Kenai Peninsula Borough Mayor Dale Bagley was traveling Thursday and could not be reached. Ed Oberts, his assistant, said he has been working on a disaster declaration.
"The mayor is very supportive of declaring a disaster to help commercial fishermen," he said. "I've been getting calls from various assembly members, too. They're very supportive."
Colette Thompson, borough attorney, said her staff is researching whether the borough legally can declare a disaster following the dismal sockeye run. The state's statutory definition of a disaster does not mention economic disasters or failed salmon runs, she said.
A declaration by the borough mayor expires after seven days, unless the assembly acts to extend it. Oberts said Bagley likely will decide today whether to declare a local disaster now, call a special meeting of the assembly or wait until five days before Sept. 12, the assembly's next regular meeting.
Oates said he told borough officials how to declare a disaster.
"So the ball is in their court," he said. "The process is, doing everything they can at the local level, declaring at that level, then asking for a state declaration."
Oates promised last week to carry commercial fishers' concerns to Frank Rue, commissioner of the Department of Fish and Game.

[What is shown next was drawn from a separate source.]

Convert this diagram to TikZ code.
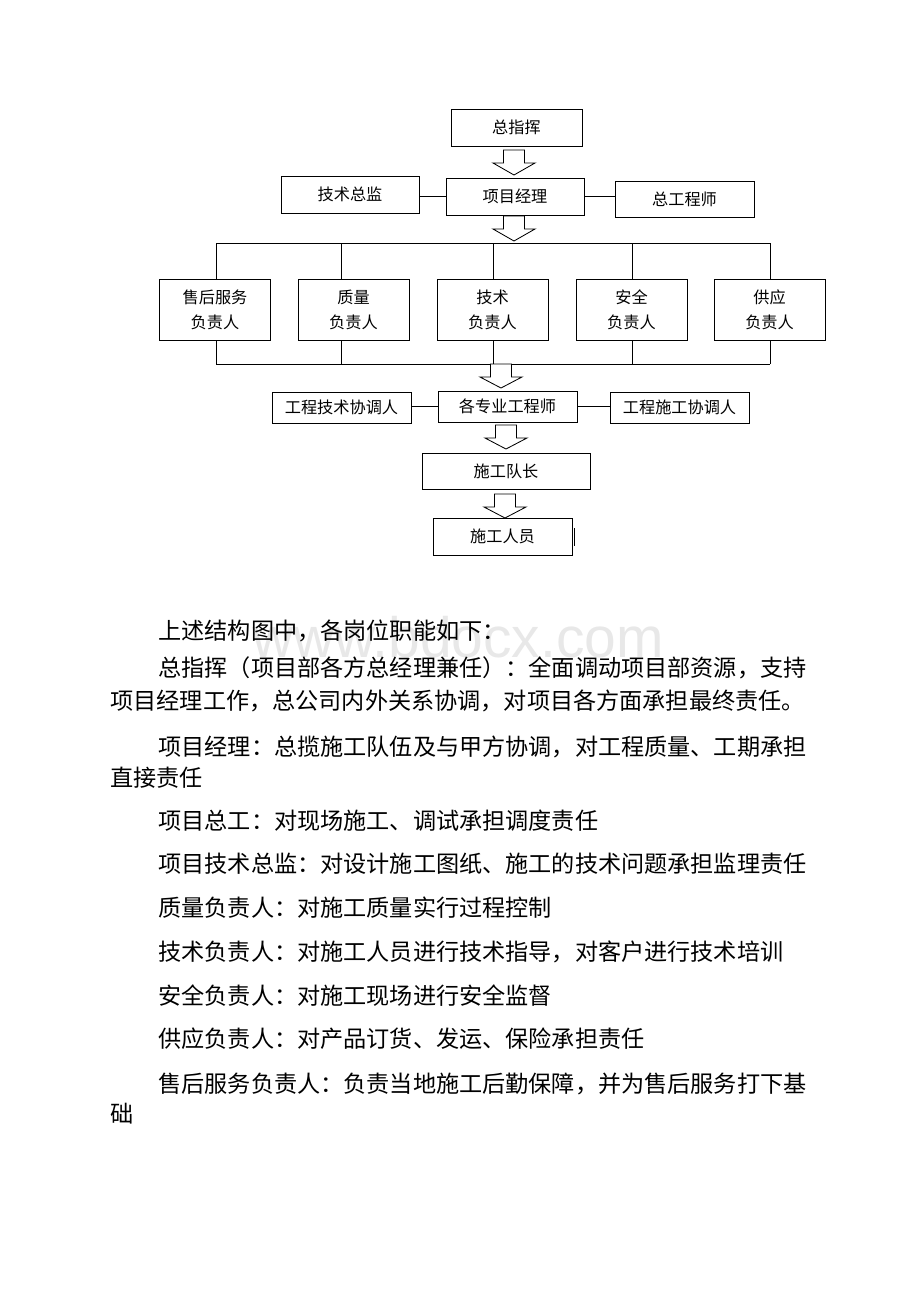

"I've given a full report to Frank Rue," Oates said Wednesday. "We're going to look at everything I brought back, including, from commercial fishermen's point of view, the policies that have led to that situation. If state policy led to that situation, does the state have a need or a requirement to step in with some kind of aid? That's a question that everyone is eager to take a look at."
Rue said he is taking no such look.
"That's a Board (of Fisheries) allocation call," he said. "The board has to decide who benefits and what's in the best interest of the state. They have to choose who they feel should get the fish.
"I don't think we've taken the fishery away. If you look at the price and the competition from farmed fish, there are probably a lot more important factors than the limited number of days the board has taken away. There's no guarantee when you get a limited-entry permit. The state didn't guarantee you're going to make money."
King said the Knowles administration will continue to work with the fishing industry to maintain a viable economy. But the number of limited-entry permits remains constant while the population continues to grow, he said.
"There are other people that want access to that resource, and they can't be denied," he said. "The fish belong to all Alaskans, not just commercial fishermen."